A light userdata is just an address of some internal object.
The object's addresses are subject to change during GC activity.
The quote from the manual you've posted might theoretically allow the following situation:

Before GC activity:
> debug.upvalueid(f1, 1)
  --> userdata: 0x1111111100
> debug.upvalueid(f2, 1)
  --> userdata: 0x1111111100

After GC activity (upvaluejoin was NOT invoked):
> debug.upvalueid(f1, 1)
  --> userdata: 0x2222222200
> debug.upvalueid(f2, 1)
  --> userdata: 0x2222222200

At any given moment of time identical ids are returned, as the manual claims.
But the manual promises nothing about how long the result of upvalueid() remains valid.

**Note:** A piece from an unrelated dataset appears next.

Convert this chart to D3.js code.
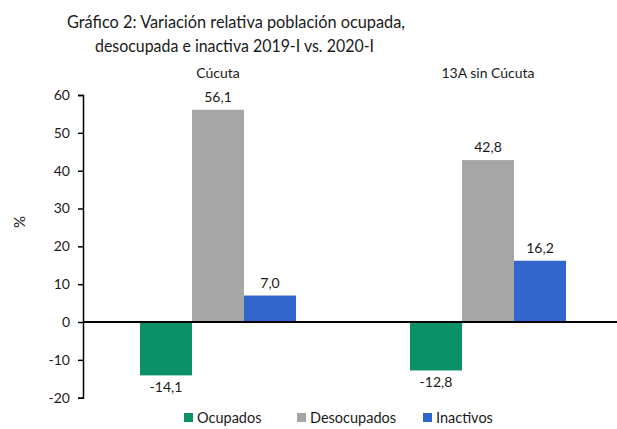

It is similar to determining if two clocks are synchronized
local time1 = what_time_is_it(clock1)
local time2 = what_time_is_it(clock2)
print(time1 == time2)
A "clock manual" might say:
> The returned values from what_time_is_it() allow a program to check
> whether different clocks share the time.
> Clocks that share the time will return identical values.
But "what_time_is_it(clock1)" might return another value on the next invocation.

In other words, my question is:
Are those hexadecimal digits after "userdata:" permanent?